After any machining or handling, SiC sheets, especially those for high-purity applications (e.g., semiconductor), undergo rigorous cleaning processes to remove any contaminants, particulate matter, or residues from machining fluids. This may involve ultrasonic cleaning with specialized solvents or deionized water.

7. Coating:

In some instances, SiC sheets might be coated to further enhance specific properties:

CVD SiC Coating: A thin layer of ultra-pure CVD SiC can be applied to RBSC or SSiC sheets to improve corrosion resistance, reduce particle generation, or enhance surface purity for semiconductor applications.
Other Functional Coatings: Depending on the application, other ceramic or metallic coatings could be applied, though this is less common for bulk SiC sheets themselves and more for components made from them.

8. Annealing:

Occasionally, an annealing step (heat treatment) might be performed after machining to relieve any internal stresses induced during the material removal process, although this is more common for complex 3D parts than simple sheets.

Understanding these post-processing needs is crucial for accurate cost estimation and lead time planning. Each step adds to the overall complexity and expense of the final SiC sheet product.

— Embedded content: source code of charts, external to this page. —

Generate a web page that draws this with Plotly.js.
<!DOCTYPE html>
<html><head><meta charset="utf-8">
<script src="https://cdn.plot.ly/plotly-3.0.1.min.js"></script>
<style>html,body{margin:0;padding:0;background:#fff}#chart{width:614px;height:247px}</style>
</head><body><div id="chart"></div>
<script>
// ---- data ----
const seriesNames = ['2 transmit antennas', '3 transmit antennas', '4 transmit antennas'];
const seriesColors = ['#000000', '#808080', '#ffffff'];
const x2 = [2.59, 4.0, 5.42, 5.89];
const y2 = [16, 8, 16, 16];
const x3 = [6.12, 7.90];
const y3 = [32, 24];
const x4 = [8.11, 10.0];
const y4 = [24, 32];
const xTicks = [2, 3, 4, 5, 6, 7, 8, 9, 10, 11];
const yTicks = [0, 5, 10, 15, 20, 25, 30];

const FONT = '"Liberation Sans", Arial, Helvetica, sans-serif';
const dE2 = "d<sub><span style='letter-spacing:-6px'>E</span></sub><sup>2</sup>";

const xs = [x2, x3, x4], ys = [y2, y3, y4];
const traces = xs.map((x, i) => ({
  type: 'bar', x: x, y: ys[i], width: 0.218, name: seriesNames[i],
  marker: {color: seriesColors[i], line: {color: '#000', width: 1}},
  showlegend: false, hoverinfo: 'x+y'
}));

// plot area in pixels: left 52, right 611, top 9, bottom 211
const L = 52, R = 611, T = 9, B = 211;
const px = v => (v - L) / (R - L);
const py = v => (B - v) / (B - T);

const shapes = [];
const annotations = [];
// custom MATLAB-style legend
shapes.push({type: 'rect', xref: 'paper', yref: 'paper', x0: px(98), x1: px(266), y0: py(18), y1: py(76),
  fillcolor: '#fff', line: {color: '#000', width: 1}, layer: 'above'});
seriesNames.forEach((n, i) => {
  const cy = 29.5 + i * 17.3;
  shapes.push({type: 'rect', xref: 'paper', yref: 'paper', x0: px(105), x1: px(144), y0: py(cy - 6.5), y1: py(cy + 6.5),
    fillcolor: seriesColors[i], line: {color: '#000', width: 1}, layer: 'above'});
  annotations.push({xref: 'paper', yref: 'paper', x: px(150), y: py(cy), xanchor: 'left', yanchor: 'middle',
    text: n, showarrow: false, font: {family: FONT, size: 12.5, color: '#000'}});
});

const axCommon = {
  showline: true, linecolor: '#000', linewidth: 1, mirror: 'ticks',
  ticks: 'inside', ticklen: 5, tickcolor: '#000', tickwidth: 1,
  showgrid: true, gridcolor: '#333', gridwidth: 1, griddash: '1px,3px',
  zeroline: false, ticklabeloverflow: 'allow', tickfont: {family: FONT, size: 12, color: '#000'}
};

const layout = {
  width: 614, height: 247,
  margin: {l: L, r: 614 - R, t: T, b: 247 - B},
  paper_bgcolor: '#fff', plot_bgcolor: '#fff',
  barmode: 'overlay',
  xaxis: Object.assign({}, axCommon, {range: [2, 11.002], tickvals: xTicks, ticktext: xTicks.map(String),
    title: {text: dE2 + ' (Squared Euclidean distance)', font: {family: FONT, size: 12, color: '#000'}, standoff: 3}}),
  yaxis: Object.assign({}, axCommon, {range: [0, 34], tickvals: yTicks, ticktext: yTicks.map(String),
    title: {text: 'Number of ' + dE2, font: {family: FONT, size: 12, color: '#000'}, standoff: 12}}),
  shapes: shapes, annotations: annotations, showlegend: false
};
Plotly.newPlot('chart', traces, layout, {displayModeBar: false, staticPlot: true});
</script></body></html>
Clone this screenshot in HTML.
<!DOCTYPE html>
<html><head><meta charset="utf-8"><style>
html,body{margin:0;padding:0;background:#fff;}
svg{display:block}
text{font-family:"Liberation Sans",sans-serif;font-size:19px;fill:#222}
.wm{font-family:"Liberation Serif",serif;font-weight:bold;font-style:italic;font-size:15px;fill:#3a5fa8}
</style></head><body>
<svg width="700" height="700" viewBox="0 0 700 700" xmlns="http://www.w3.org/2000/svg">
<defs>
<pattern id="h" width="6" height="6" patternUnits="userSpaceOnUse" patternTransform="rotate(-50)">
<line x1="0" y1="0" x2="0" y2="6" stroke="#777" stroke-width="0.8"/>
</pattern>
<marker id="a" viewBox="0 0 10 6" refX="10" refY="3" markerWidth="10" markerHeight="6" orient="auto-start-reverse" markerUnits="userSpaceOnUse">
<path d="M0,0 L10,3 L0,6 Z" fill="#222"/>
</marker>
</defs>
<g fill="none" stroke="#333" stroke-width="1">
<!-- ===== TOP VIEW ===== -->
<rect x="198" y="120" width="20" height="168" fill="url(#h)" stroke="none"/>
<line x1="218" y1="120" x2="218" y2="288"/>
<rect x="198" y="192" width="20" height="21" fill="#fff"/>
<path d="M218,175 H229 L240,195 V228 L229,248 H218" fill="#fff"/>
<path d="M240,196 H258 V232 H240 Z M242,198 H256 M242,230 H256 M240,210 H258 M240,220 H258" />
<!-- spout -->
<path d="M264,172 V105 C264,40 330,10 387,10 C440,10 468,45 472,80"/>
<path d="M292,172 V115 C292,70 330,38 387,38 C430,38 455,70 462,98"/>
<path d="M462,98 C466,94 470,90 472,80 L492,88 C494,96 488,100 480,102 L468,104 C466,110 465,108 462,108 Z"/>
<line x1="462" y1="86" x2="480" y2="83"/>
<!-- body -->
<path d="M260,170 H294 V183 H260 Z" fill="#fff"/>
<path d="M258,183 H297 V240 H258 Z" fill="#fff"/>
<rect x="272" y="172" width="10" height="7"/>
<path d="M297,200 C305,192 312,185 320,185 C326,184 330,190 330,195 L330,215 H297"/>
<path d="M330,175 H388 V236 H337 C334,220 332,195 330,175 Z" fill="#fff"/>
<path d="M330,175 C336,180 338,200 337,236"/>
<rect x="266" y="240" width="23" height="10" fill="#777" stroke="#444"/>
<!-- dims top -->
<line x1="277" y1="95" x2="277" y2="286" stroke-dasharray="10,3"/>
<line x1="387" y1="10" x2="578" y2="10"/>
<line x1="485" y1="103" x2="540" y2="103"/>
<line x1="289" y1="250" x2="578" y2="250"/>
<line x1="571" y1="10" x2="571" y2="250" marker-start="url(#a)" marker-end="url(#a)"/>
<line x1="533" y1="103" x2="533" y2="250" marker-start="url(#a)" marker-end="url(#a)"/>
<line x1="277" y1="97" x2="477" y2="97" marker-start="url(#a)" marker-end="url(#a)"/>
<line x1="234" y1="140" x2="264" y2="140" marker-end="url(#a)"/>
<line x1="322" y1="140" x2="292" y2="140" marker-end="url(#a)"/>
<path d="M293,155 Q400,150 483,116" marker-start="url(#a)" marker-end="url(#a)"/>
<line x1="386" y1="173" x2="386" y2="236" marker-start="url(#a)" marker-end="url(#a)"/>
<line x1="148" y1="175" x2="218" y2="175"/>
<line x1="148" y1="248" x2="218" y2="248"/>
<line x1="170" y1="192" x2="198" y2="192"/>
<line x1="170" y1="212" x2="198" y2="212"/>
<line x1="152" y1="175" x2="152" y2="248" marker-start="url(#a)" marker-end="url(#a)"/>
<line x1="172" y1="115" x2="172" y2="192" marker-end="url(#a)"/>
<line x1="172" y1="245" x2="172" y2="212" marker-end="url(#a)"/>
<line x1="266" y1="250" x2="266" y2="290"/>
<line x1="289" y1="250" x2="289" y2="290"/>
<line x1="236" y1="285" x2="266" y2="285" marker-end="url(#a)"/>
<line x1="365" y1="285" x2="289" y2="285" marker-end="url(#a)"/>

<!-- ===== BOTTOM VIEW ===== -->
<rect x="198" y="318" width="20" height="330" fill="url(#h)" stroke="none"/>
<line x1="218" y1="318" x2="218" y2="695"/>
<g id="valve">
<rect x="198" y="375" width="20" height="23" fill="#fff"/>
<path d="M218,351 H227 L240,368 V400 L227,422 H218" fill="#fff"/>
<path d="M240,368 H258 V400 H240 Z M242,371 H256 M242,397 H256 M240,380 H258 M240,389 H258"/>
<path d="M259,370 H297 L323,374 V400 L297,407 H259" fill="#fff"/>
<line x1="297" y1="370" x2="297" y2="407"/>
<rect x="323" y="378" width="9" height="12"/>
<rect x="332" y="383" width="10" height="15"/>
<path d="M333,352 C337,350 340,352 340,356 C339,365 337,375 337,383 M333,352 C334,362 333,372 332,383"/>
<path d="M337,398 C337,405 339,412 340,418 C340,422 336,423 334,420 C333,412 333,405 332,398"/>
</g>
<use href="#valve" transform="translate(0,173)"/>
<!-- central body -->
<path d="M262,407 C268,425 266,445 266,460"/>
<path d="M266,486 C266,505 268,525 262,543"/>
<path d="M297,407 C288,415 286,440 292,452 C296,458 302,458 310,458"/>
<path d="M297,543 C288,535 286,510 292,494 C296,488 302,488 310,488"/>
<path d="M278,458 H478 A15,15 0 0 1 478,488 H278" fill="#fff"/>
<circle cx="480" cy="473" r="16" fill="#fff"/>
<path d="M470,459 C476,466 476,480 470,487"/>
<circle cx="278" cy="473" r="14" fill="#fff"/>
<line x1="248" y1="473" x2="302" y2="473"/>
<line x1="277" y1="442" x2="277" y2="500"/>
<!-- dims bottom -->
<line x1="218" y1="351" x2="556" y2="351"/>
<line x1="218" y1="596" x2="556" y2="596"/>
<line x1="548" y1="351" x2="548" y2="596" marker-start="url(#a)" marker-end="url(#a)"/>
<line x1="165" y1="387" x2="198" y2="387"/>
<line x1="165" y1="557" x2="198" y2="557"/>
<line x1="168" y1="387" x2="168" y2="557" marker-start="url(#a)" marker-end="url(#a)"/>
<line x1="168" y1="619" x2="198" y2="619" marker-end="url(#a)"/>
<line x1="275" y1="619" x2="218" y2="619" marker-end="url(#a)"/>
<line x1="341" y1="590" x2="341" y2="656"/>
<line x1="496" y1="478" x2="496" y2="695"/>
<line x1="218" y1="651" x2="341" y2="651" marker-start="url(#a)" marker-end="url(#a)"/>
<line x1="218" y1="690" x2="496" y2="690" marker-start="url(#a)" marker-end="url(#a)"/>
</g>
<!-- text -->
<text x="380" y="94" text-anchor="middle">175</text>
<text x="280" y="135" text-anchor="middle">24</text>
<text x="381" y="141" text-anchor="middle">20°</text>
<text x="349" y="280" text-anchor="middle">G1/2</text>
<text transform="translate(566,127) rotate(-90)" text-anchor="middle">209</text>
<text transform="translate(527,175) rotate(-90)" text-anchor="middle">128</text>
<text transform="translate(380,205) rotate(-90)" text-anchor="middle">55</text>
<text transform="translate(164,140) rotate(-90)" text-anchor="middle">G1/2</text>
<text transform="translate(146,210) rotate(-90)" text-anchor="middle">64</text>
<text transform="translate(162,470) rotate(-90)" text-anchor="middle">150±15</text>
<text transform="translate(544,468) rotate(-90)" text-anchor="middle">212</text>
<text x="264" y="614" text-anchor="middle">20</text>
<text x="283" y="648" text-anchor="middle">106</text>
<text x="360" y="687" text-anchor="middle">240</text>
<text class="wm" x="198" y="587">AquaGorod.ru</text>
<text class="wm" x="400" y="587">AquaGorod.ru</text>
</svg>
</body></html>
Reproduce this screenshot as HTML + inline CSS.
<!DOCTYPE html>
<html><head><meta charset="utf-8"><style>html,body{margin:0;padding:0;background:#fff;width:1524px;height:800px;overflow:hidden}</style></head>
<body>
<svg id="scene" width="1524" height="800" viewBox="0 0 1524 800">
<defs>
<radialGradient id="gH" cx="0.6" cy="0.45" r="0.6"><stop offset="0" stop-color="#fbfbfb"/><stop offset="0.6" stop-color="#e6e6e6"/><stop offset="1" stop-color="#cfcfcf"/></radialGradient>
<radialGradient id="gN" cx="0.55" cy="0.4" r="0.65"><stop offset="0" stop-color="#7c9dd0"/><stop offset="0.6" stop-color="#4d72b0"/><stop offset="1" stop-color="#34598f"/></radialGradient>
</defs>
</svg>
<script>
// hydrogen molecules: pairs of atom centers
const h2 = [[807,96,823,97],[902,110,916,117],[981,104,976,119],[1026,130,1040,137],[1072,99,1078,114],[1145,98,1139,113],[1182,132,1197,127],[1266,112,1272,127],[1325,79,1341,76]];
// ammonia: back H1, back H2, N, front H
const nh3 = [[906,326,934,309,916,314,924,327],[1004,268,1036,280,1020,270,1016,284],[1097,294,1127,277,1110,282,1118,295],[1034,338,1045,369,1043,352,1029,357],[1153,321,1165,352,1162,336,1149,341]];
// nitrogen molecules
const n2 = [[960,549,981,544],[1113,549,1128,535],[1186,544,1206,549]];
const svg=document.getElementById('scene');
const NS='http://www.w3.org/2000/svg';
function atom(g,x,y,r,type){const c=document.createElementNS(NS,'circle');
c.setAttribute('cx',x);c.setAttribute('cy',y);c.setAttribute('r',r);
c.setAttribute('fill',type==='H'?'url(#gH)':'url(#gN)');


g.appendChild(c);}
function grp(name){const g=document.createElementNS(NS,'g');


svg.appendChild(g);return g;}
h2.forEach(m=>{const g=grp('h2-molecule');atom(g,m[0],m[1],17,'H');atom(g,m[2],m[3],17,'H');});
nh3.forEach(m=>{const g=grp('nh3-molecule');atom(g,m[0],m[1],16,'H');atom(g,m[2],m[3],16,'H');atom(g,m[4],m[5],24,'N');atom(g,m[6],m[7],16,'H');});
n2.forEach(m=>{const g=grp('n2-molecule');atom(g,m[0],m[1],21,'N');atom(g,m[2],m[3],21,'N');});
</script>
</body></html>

Clear communication of these requirements to the supplier is essential to ensure the delivered component meets all performance expectations.

Common Challenges with SiC Sheets and How to Overcome Them

While silicon carbide sheets offer remarkable performance benefits, working with this advanced ceramic material also presents certain challenges. Awareness of these potential issues and strategies to mitigate them is key for successful implementation.

1. Brittleness and Low Fracture Toughness:

Challenge: SiC is a brittle material, meaning it can fracture suddenly without significant plastic deformation when subjected to excessive stress, impact, or thermal shock. This can lead to chipping or catastrophic failure.

Overcoming Strategies:

Design Optimization: Avoid sharp corners and stress concentrators; use fillets and radii. Design for compressive loads where possible. Ensure even load distribution.
Careful Handling: Implement proper handling protocols throughout manufacturing, assembly, and operation to prevent accidental impacts or drops.
Material Grade Selection: Some SiC grades (e.g., RBSC) offer better thermal shock resistance than others. Choose a grade appropriate for the thermal cycling conditions.
Protective Mounting: Use compliant interlayers or gaskets when mounting SiC sheets to materials with different thermal expansion coefficients to absorb stress.
Edge Treatments: Chamfering or rounding edges can reduce susceptibility to chipping.

2. Machining Complexity and Cost:

Challenge: Due to its extreme hardness, machining SiC (grinding, lapping, drilling) is difficult, time-consuming, and expensive. It requires specialized diamond tooling, which wears down, adding to costs.